Пришло время и Росаче выйти замуж, и Ансельмо позвали на ее свадьбу. Он уже не вспоминал былого. Минуло много лет, теперь он жил только музыкой. Вернувшись из церкви вместе с гостями и священником, молодые застали дома тихого арфиста. Он ждал их. Росача прошла мимо, словно сияющая заря, давние мечты всколыхнулись в нем и тут же утихли. Когда гости выпили чичи, его попросили сыграть. Пары встали в ряд, и он заиграл уайно. Росача плясала, кружилась перед арфистом, и он уже не столько играл, сколько глядел на нее. Вот она и выросла и танцует не с ним, а с мужем. И Ансельмо особенно остро почувствовал свою беду.
Когда он осиротел, Паскуала и Росендо взяли его к себе.

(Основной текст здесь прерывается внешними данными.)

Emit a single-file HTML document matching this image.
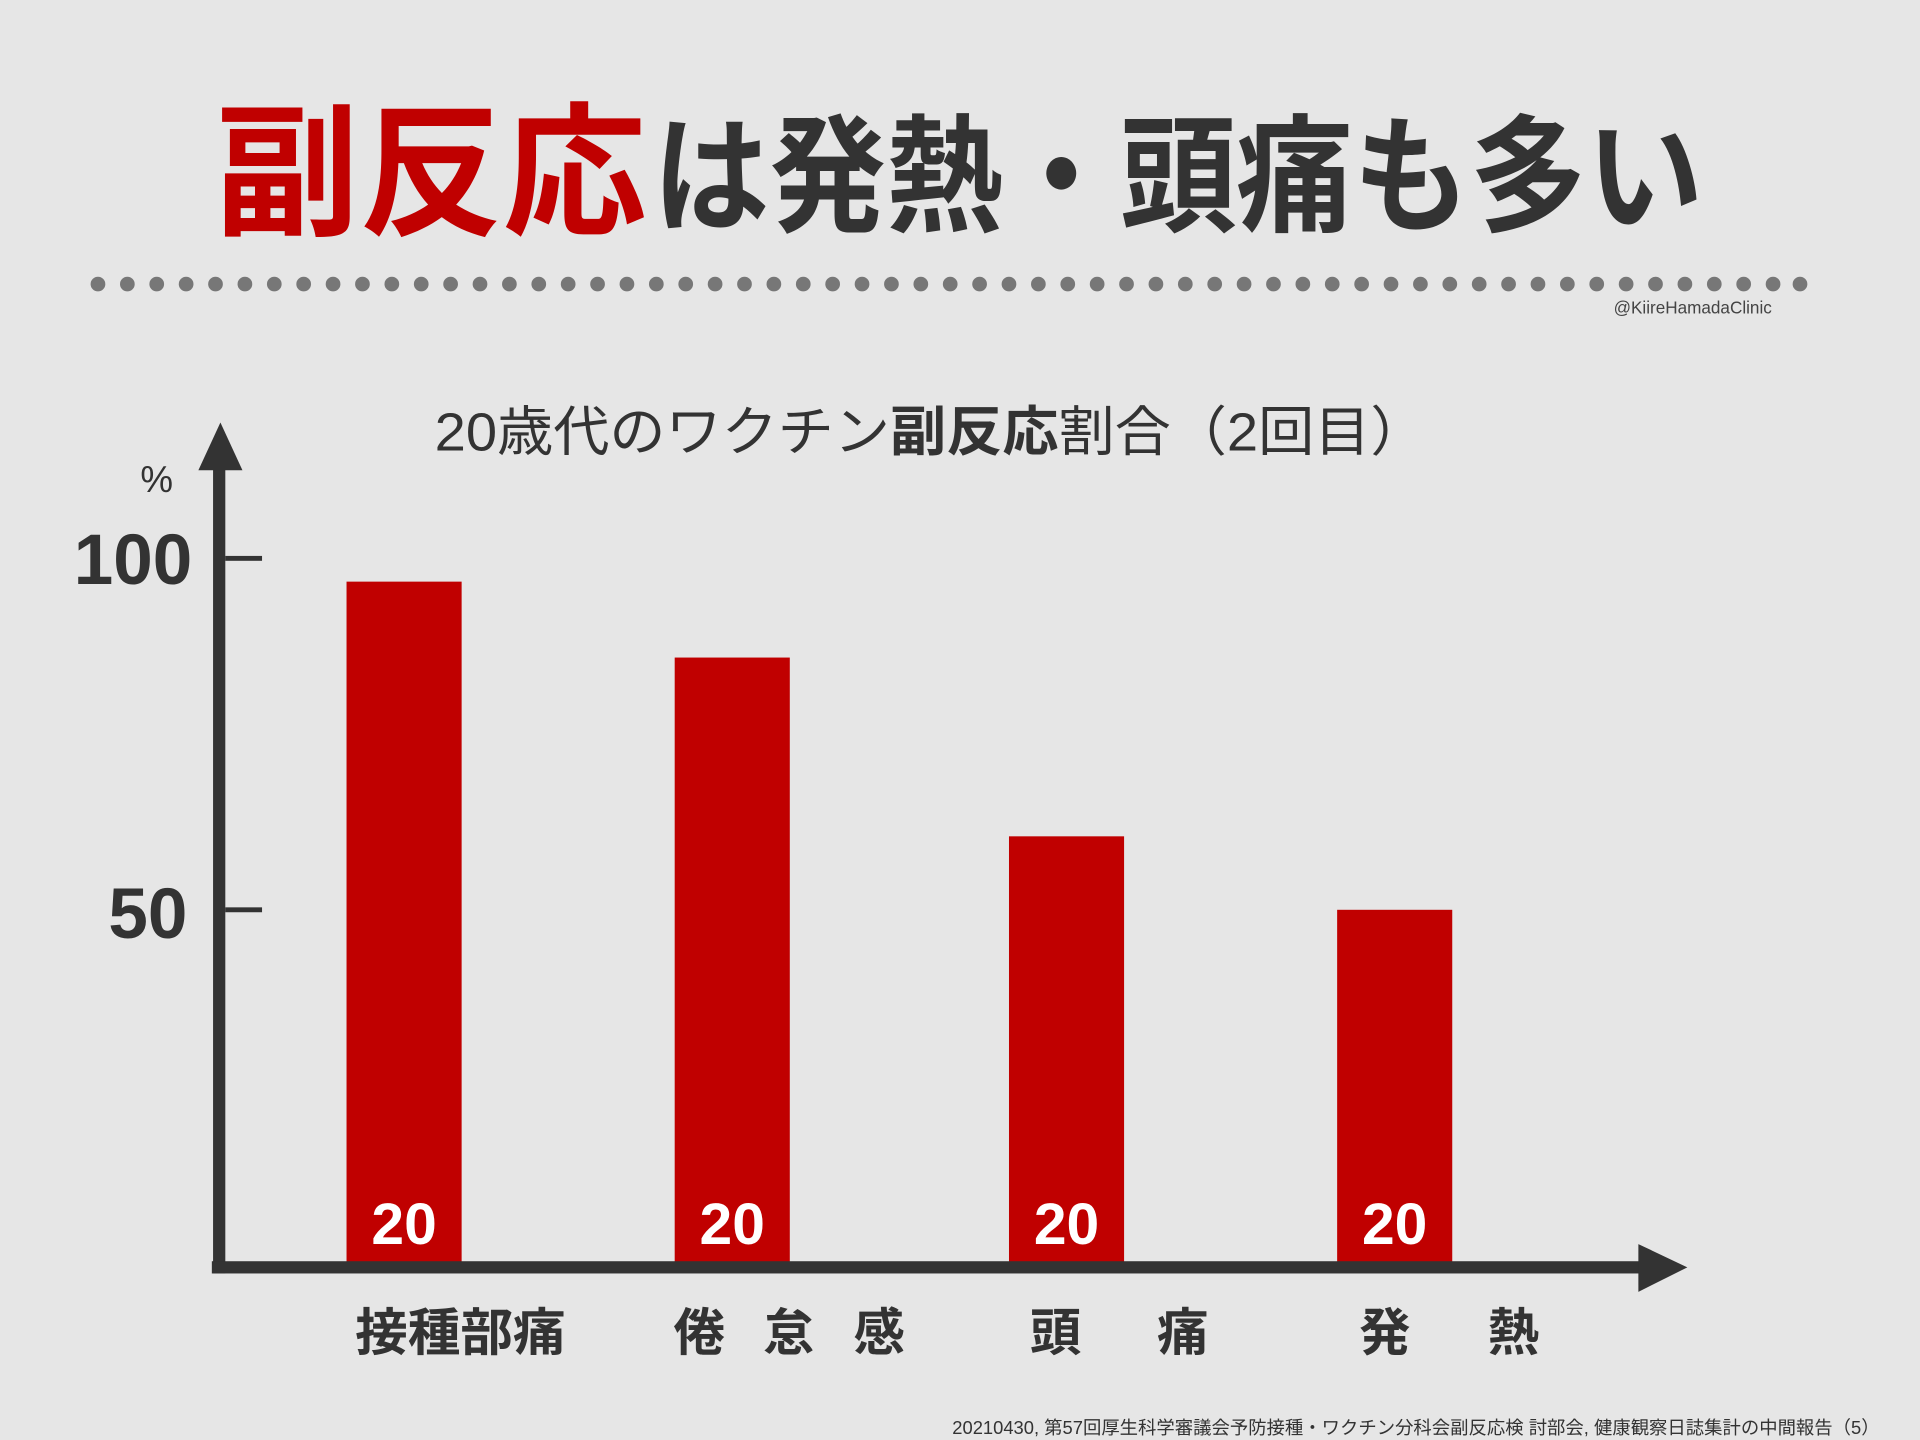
<!DOCTYPE html>
<html><head><meta charset="utf-8"><style>
html,body{margin:0;padding:0;background:#e6e6e6;}
svg{display:block;}
text{font-family:"Liberation Sans","Noto Sans CJK JP",sans-serif;}
</style></head><body>
<svg width="1920" height="1440" viewBox="0 0 1568 1176" xmlns="http://www.w3.org/2000/svg">
<rect width="1568" height="1176" fill="#e6e6e6"/>
<text x="176" y="183" font-size="118" font-weight="700" fill="#c00000" textLength="352" lengthAdjust="spacingAndGlyphs">副反応</text>
<text x="533" y="181" font-size="104" font-weight="700" fill="#333" textLength="858" lengthAdjust="spacingAndGlyphs">は発熱・頭痛も多い</text>
<text x="1447" y="256" font-size="14" fill="#444" text-anchor="end">@KiireHamadaClinic</text>
<text x="355" y="368" font-size="44" fill="#333" textLength="810" lengthAdjust="spacingAndGlyphs">20歳代のワクチン<tspan font-weight="700">副反応</tspan>割合（2回目）</text>
<text x="128" y="402" font-size="30" fill="#333" text-anchor="middle">%</text>
<text x="157" y="477" font-size="58" font-weight="700" fill="#333" text-anchor="end">100</text>
<text x="153" y="766" font-size="58" font-weight="700" fill="#333" text-anchor="end">50</text>
<g fill="#c00000">
<rect x="283" y="475" width="94" height="558"/>
<rect x="551" y="537" width="94" height="496"/>
<rect x="824" y="683" width="94" height="350"/>
<rect x="1092" y="743" width="94" height="290"/>
</g>
<g fill="#fff" font-size="48" font-weight="700" text-anchor="middle">
<text x="330" y="1016">20</text>
<text x="598" y="1016">20</text>
<text x="871" y="1016">20</text>
<text x="1139" y="1016">20</text>
</g>
<g fill="#333">
<rect x="174" y="380" width="10" height="660"/>
<polygon points="180,345 162,384 198,384"/>
<rect x="173" y="1030" width="1170" height="10"/>
<polygon points="1378,1035 1338,1016 1338,1055"/>
<rect x="184" y="454" width="30" height="4"/>
<rect x="184" y="741" width="30" height="4"/>
</g>
<g fill="#333" font-size="42" font-weight="700">
<text x="290" y="1103" textLength="172" lengthAdjust="spacingAndGlyphs">接種部痛</text>
<text x="550" y="1103">倦</text><text x="623" y="1103">怠</text><text x="697" y="1103">感</text>
<text x="841" y="1103">頭</text><text x="945" y="1103">痛</text>
<text x="1110" y="1103">発</text><text x="1215" y="1103">熱</text>
</g>
<text x="1535" y="1171" font-size="15" fill="#333" text-anchor="end">20210430, 第57回厚生科学審議会予防接種・ワクチン分科会副反応検 討部会, 健康観察日誌集計の中間報告（5）</text>
<g fill="#777">
<circle cx="80" cy="232" r="6"/><circle cx="104" cy="232" r="6"/><circle cx="128" cy="232" r="6"/><circle cx="152" cy="232" r="6"/><circle cx="176" cy="232" r="6"/><circle cx="200" cy="232" r="6"/><circle cx="224" cy="232" r="6"/><circle cx="248" cy="232" r="6"/><circle cx="272" cy="232" r="6"/><circle cx="296" cy="232" r="6"/><circle cx="320" cy="232" r="6"/><circle cx="344" cy="232" r="6"/><circle cx="368" cy="232" r="6"/><circle cx="392" cy="232" r="6"/><circle cx="416" cy="232" r="6"/><circle cx="440" cy="232" r="6"/><circle cx="464" cy="232" r="6"/><circle cx="488" cy="232" r="6"/><circle cx="512" cy="232" r="6"/><circle cx="536" cy="232" r="6"/><circle cx="560" cy="232" r="6"/><circle cx="584" cy="232" r="6"/><circle cx="608" cy="232" r="6"/><circle cx="632" cy="232" r="6"/><circle cx="656" cy="232" r="6"/><circle cx="680" cy="232" r="6"/><circle cx="704" cy="232" r="6"/><circle cx="728" cy="232" r="6"/><circle cx="752" cy="232" r="6"/><circle cx="776" cy="232" r="6"/><circle cx="800" cy="232" r="6"/><circle cx="824" cy="232" r="6"/><circle cx="848" cy="232" r="6"/><circle cx="872" cy="232" r="6"/><circle cx="896" cy="232" r="6"/><circle cx="920" cy="232" r="6"/><circle cx="944" cy="232" r="6"/><circle cx="968" cy="232" r="6"/><circle cx="992" cy="232" r="6"/><circle cx="1016" cy="232" r="6"/><circle cx="1040" cy="232" r="6"/><circle cx="1064" cy="232" r="6"/><circle cx="1088" cy="232" r="6"/><circle cx="1112" cy="232" r="6"/><circle cx="1136" cy="232" r="6"/><circle cx="1160" cy="232" r="6"/><circle cx="1184" cy="232" r="6"/><circle cx="1208" cy="232" r="6"/><circle cx="1232" cy="232" r="6"/><circle cx="1256" cy="232" r="6"/><circle cx="1280" cy="232" r="6"/><circle cx="1304" cy="232" r="6"/><circle cx="1328" cy="232" r="6"/><circle cx="1352" cy="232" r="6"/><circle cx="1376" cy="232" r="6"/><circle cx="1400" cy="232" r="6"/><circle cx="1424" cy="232" r="6"/><circle cx="1448" cy="232" r="6"/><circle cx="1470" cy="232" r="6"/>
</g>
</svg>
</body></html>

В Андах больше всего любят музыку. Ансельмо делил с общиной и радости и горечь исхода, но в дни несчастья о нем позабыли, сам Росендо вроде бы не думал о калеке, словно болезнь его была лишней заботой. Ансельмо снова был один, и даже арфа, онемевшая с самых похорон Паскуалы, не утешала его. На общем совете он сидел в углу на галерее, видя лишь спины, а порой разгоряченное лицо и слушая печальные речи. Он тоже был чужаком, и никто не вспомнил о нем. Когда начался исход, его чуть не первым посадили на осла и отправили на новое место. Три тяжкие ночи он вместе с несколькими общинниками сторожил пожитки, а потом, когда стали строить дома, ощущал себя совсем уж лишним. Прошло время, и Ансельмо подумал было, что вернулась прежняя жизнь, но сон этот длился недолго. Стали гибнуть посевы и скот, многие общинники ушли, а над оставшимися нависла угроза насильственного рабского труда. Сырость и дождь, холод и скорбь пронизывали до костей. Чтобы выдержать, надо было окаменеть.